Sex Change

By Kit Hayden | May 28, 2014
A real MAN at the fest (note nearly empty glass)

Newcastle — I believe we all have our male and female sides, in varying proportions.  I have long advertised myself as 45 percent female, referring to the kinder, gentler part of my personality.  But I have lately come to question how I was hoodwinked into believing those qualities to be female.  Not so at all.  Increasingly, women are becoming aggressive and dominant.  You see it everywhere.  Modesty and deference are a thing of a previous, so-called gentler sex, a ruse perpetuated while males were in charge.  So, while I was once proud to feel “female” I sense I should de-emphasize that aspect of my nature.

I don’t want you to label me as anti-feminist.  I think I am a realist.  Women are unquestionably taking over the man’s world.  They are certainly smarter, except possibly in the hard sciences, and I’ll take Larry Summers word for that.  They are more focused.  They are not as lazy and diffident.  I read that we are to introduce women into our combat forces.  That should be OK; they are more confrontational and generally nastier, but let’s have them fight with fingernails and do away with all that shooting nonsense.  Only men are interested in rifles or missiles or bombs and all those slender pointy things—for obvious reasons.

Let me say at once that I have no interest in becoming an alpha male.  I agree with Kate Ludeman who writes that they “inspire fear and resentment rather than trust and respect.”  I find this type boring and insufferable.  No, I seek modest changes.  Perhaps a tattoo?  I reject this idea for several reasons.  Firstly, women are at least as likely as men to have tattoos.  Also, the damage is irrevocable.  I believe that most of those NBA hunks will feel pretty stupid when they’re eighty years old and their skin is shriveled and wrinkled, and that dragon looks like an earthworm.

A compromise might be simply to attend more football games and be willing to rip off my shirt at temperatures below freezing, displaying a chest painted in the colors of the team I favor.  This is something women never do (unfortunately).  However, a required corollary is that you must roar and wave your arms like a demented ape, and that gives me pause.

On the subject of sports I should clearly pay more attention.  I was once quite interested.  It was important to me that Michigan win football games.  No more.  I reject the professionalism, I deplore the salaries.  I object to the proliferation of teams or the expansion of Olympic events.  Many youngsters now practice (and practice) a single sport throughout the year.  We have quarterback coaches for toddlers!  This is alien to our wonderful world of diversity.  Consequently I know almost nothing about current sports and so am unable to carry on an interesting conversation with ninety percent of other men.  I should correct this.

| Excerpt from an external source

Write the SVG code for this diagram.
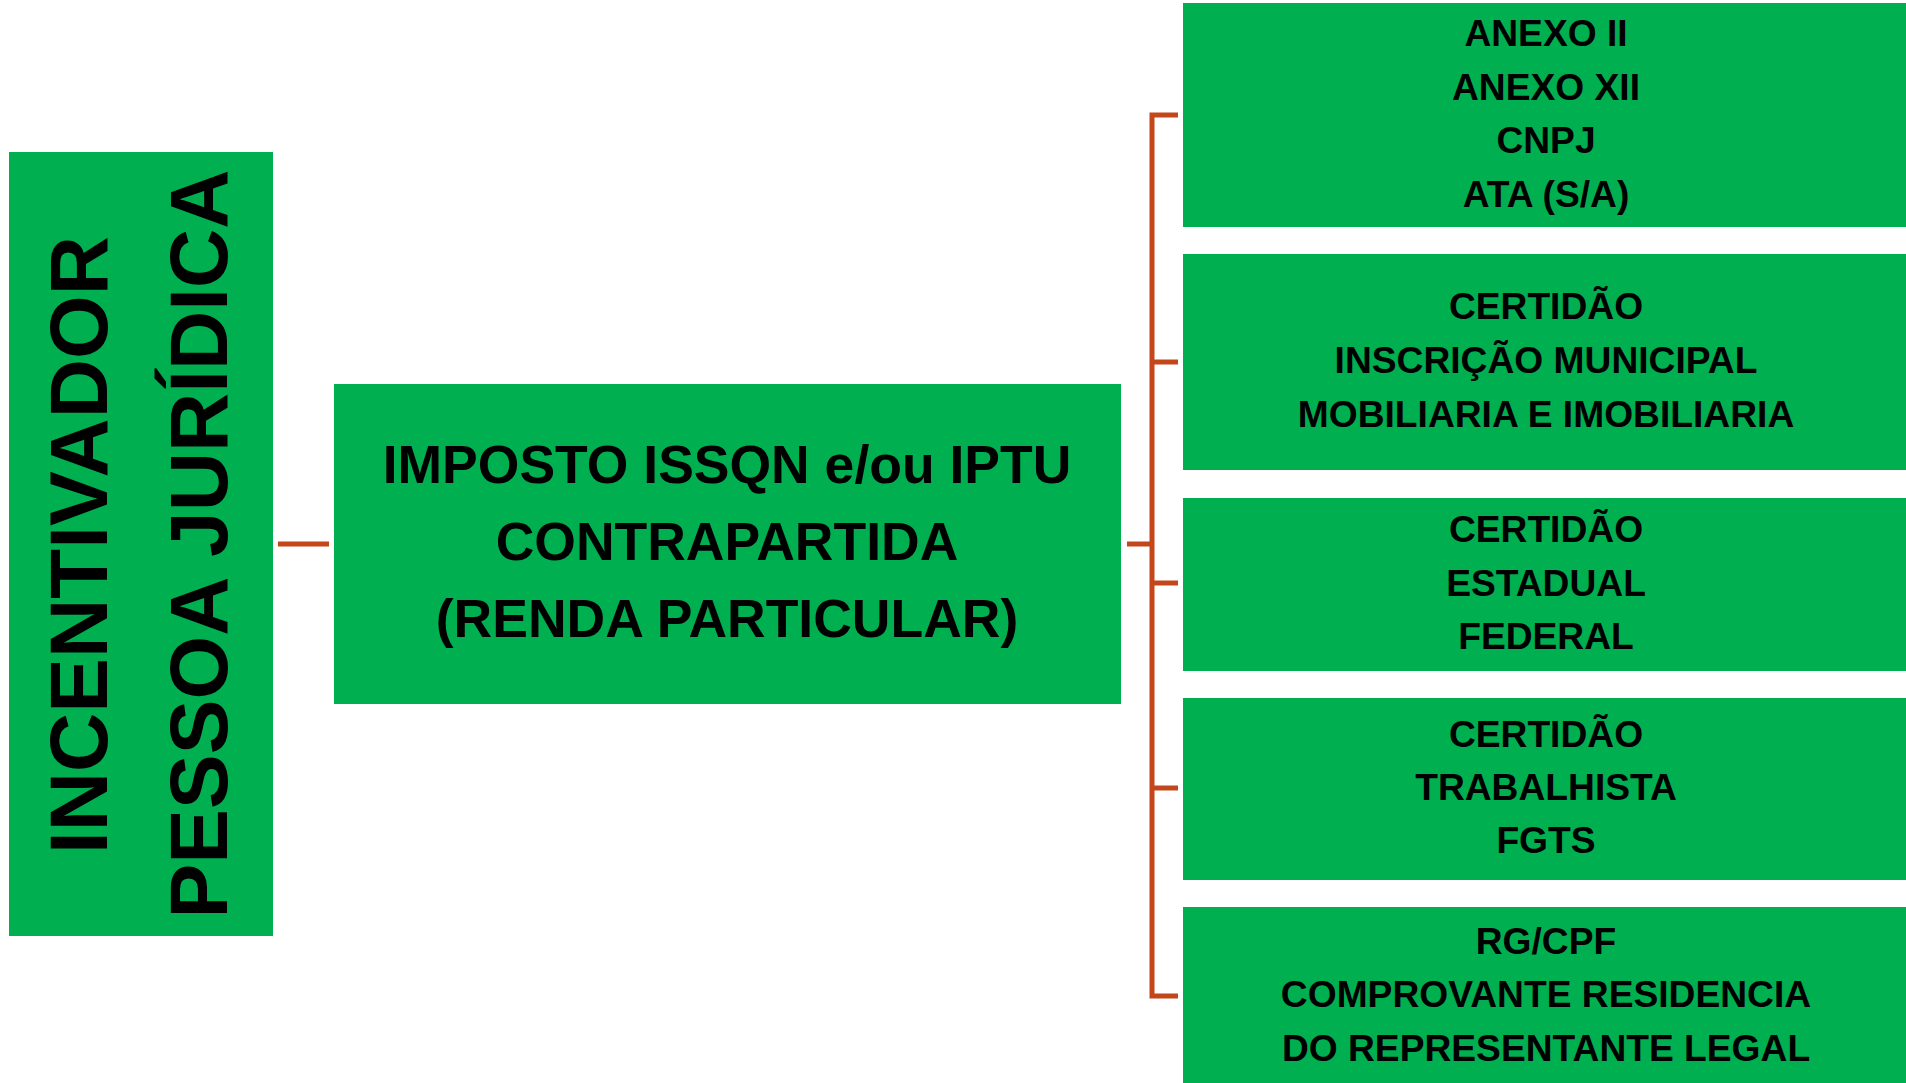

Go Blue!

I need to drink more beer.  I was once really good at it.  When I was stationed by the army for two years in Bavaria I never went to sleep sober.  The beer was so good and so cheap!  Then a few years ago I suffered a bout of gout; very unpleasant.  Wiser men tell me that the condition is exacerbated by consumption of beer.  Now I rarely imbibe of the barley and hops, except when I attend “The Great Taste of the Midwest” festivals in Madison, WI where my son lives.  I usually get sloshed there. You have to be a man when you’re a father.  I think this even though Robert Bly wrote in Iron John that you can never be a role model for your son.

Were I to become more of a man by drinking more beer I would have an additional obstacle to overcome.  I like craft beers, especially the darker, stronger ones.  But real men drink Bud Lite.  I can’t swallow Bud Lite.  I gag.  I wouldn’t even wash my Airedale with it.

It seems I'm not a good candidate for increased masculinity.   I’ll always be a milksop, not a macho guy.  I guess at my age it doesn’t really matter.